[What to work on]
For each line that holds "seaborn", copy the line out.

[Material provided]
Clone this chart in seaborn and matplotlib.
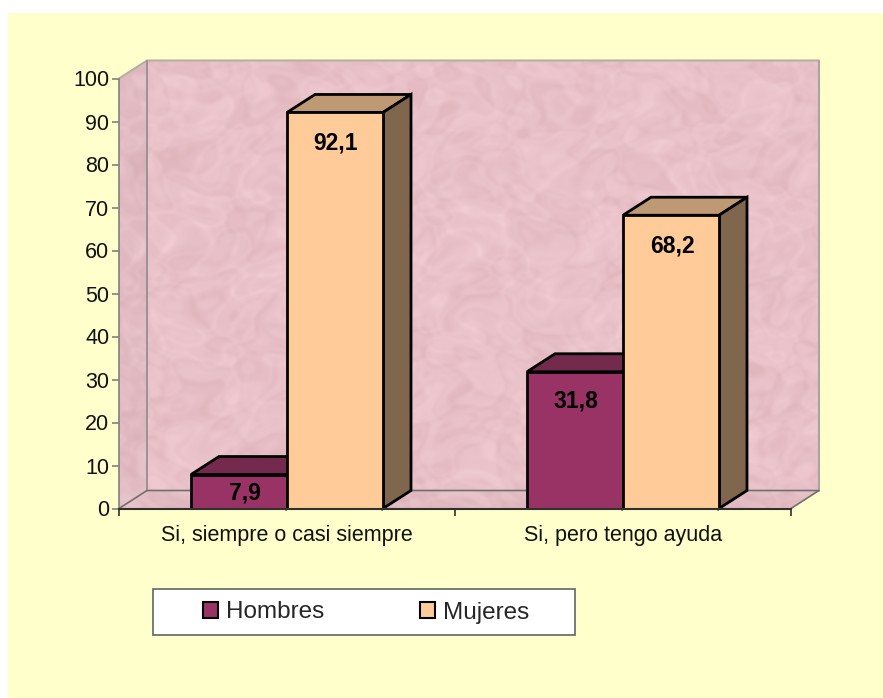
import numpy as np
import pandas as pd
import seaborn as sns
import matplotlib
matplotlib.use("Agg")
import matplotlib.pyplot as plt
from matplotlib.patches import Polygon, Rectangle

categories = ["Si, siempre o casi siempre", "Si, pero tengo ayuda"]
series_names = ["Hombres", "Mujeres"]
hombres = [7.9, 31.8]
mujeres = [92.1, 68.2]
y_ticks = list(range(0, 101, 10))

BG = "#FFFFCC"
COLORS = ["#993366", "#FFCC99"]
TOPS = ["#732A4D", "#BF9973"]
SIDES = ["#4D1A33", "#7F664C"]
W, H = 883, 698
LEFT, RIGHT, BOTTOM, TOP = 119, 791, 508.5, 78.5
DX_PX, DY_PX = 28, 18
FONT = "Liberation Sans"

sns.set_theme(style="white")
plt.rcParams["font.family"] = [FONT, "DejaVu Sans"]

fig = plt.figure(figsize=(W / 100, H / 100), dpi=100, facecolor="white")
fig.patches.append(Rectangle((8 / W, -0.01), 1.01 - 8 / W, 1.01 - 13 / H, transform=fig.transFigure,
                             fc=BG, ec="none", zorder=-10))
ax = fig.add_axes([LEFT / W, 1 - BOTTOM / H, (RIGHT - LEFT) / W, (BOTTOM - TOP) / H])
ax.set_facecolor("none")

df = pd.DataFrame({
    "cat": categories * 2,
    "serie": [series_names[0]] * 2 + [series_names[1]] * 2,
    "valor": hombres + mujeres,
})
sns.barplot(data=df, x="cat", y="valor", hue="serie", hue_order=series_names,
            palette=COLORS, width=192 / 336, gap=0, saturation=1,
            edgecolor="black", linewidth=2, ax=ax, zorder=5, legend=True)
ax.set_xlim(-0.5, 1.5)
ax.set_ylim(0, 100)
dx = DX_PX / (RIGHT - LEFT) * 2
dy = DY_PX / (BOTTOM - TOP) * 100

# mottled wall texture (decoration only, not data)
yy, xx = np.mgrid[0:1:220j, 0:1:340j]
u = xx + 0.035 * np.sin(31 * yy + 5 * np.sin(23 * xx)) + 0.012 * np.sin(97 * yy)
v = yy + 0.045 * np.sin(37 * xx + 5 * np.sin(19 * yy)) + 0.015 * np.sin(89 * xx)
tex = (np.sin(29 * u) * np.sin(23 * v)
       + 0.8 * np.sin(71 * u + 1.3) * np.sin(59 * v + 0.7)
       + 0.6 * np.sin(127 * u + 2.1) * np.sin(113 * v + 2.9))
tex = tex / np.abs(tex).max()
base = np.array([233, 193, 200]) / 255
amp = np.array([10, 13, 13]) / 255
rgb = np.clip(base[None, None, :] + tex[..., None] * amp[None, None, :], 0, 1)

def textured(img, extent, verts, shade=1.0):
    im = ax.imshow(img * shade, extent=extent, aspect="auto", origin="lower",
                   interpolation="bicubic", zorder=0.5)
    im.set_clip_box(fig.bbox)
    im.set_clip_path(Polygon(verts, closed=True, transform=ax.transData))
    return im

x0, x1 = -0.5, 1.5
textured(rgb, (x0 + dx, x1 + dx, dy, 100 + dy),
         [(x0 + dx, dy), (x1 + dx, dy), (x1 + dx, 100 + dy), (x0 + dx, 100 + dy)])
textured(rgb[:, :15], (x0, x0 + dx, 0, 100 + dy),
         [(x0, 0), (x0 + dx, dy), (x0 + dx, 100 + dy), (x0, 100)], 0.97)
textured(rgb[:10, :], (x0, x1 + dx, 0, dy),
         [(x0, 0), (x1, 0), (x1 + dx, dy), (x0 + dx, dy)], 0.97)
ax.set_xlim(x0, x1)
ax.set_ylim(0, 100)

# wall edges
edge = dict(clip_on=False, zorder=1)
ax.plot([x0, x0 + dx, x1 + dx], [100, 100 + dy, 100 + dy], color="#B5B0A0", lw=1.5, **edge)
ax.plot([x0 + dx, x0 + dx], [100 + dy, dy], color="#8C8C8C", lw=1.2, **edge)
ax.plot([x1 + dx, x1 + dx], [100 + dy, dy], color="#A8A4A0", lw=1.5, **edge)
ax.plot([x0, x0 + dx, x1 + dx, x1], [0, dy, dy, 0], color="#707070", lw=1.2, **edge)

# 3D bar faces, derived from the bars seaborn drew
containers = list(ax.containers)
for k, cont in enumerate(containers):
    for bar in cont:
        bx, bw, bh = bar.get_x(), bar.get_width(), bar.get_height()
        ax.add_patch(Polygon([(bx, bh), (bx + bw, bh), (bx + bw + dx, bh + dy), (bx + dx, bh + dy)],
                             closed=True, fc=TOPS[k], ec="black", lw=2, zorder=3 + k * 2,
                             clip_on=False, joinstyle="miter"))
        ax.add_patch(Polygon([(bx + bw, 0), (bx + bw + dx, dy), (bx + bw + dx, bh + dy), (bx + bw, bh)],
                             closed=True, fc=SIDES[k], ec="black", lw=2, zorder=3 + k * 2,
                             clip_on=False, joinstyle="miter"))
        bar.set_zorder(4 + k * 2)
        bar.set_joinstyle("miter")

# value labels
label_offsets = [[(6, -18), (1, -29)], [(0, -31), (1, -31)]]
for k, (cont, vals) in enumerate(zip(containers, [hombres, mujeres])):
    for j, (bar, v) in enumerate(zip(cont, vals)):
        off = label_offsets[k][j]
        ax.annotate(f"{v:.1f}".replace(".", ","),
                    (bar.get_x() + bar.get_width() / 2, v),
                    xytext=(off[0] * 0.72, off[1] * 0.72), textcoords="offset points",
                    ha="center", va="center", fontsize=16.5, fontweight="bold",
                    color="black", zorder=20, annotation_clip=False)

# axes
for s in ["top", "right"]:
    ax.spines[s].set_visible(False)
ax.spines["left"].set_color("#808080")
ax.spines["left"].set_linewidth(1.2)
ax.spines["bottom"].set_color("#303030")
ax.spines["bottom"].set_linewidth(1.5)
ax.spines["bottom"].set_zorder(12)
ax.set_yticks(y_ticks)
ax.set_xticks([0, 1])
ax.set_xticklabels(categories)
ax.set_xticks([-0.5, 0.5, 1.5], minor=True)
ax.tick_params(axis="y", which="major", length=5, width=1.2, color="#808080",
               labelsize=15.5, labelcolor="#111111", pad=2, left=True)
ax.tick_params(axis="x", which="major", length=0, labelsize=15.5, labelcolor="#111111", pad=12)
ax.tick_params(axis="x", which="minor", length=5, width=1.2, color="#303030", bottom=True)
ax.set_xlabel("")
ax.set_ylabel("")

# legend
fig.patches.append(Rectangle((153 / W, 1 - 635 / H), 422 / W, 46 / H, transform=fig.transFigure,
                             fc="white", ec="#707070", lw=1.3, zorder=-5))
handles, labels = ax.get_legend_handles_labels()
ax.get_legend().remove()
leg = fig.legend(handles, labels, ncol=2, loc="center",
                 bbox_to_anchor=(366 / W, 1 - 612.5 / H), frameon=False,
                 fontsize=17.5, handlelength=0.62, handleheight=0.62, handletextpad=0.33,
                 columnspacing=3.95, borderpad=0, borderaxespad=0)
for h in leg.legend_handles:
    h.set_edgecolor("black")
    h.set_linewidth(1.5)

fig.savefig("out.png", dpi=100, facecolor="white")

[Exercise response]
Clone this chart in seaborn and matplotlib.
import seaborn as sns
# 3D bar faces, derived from the bars seaborn drew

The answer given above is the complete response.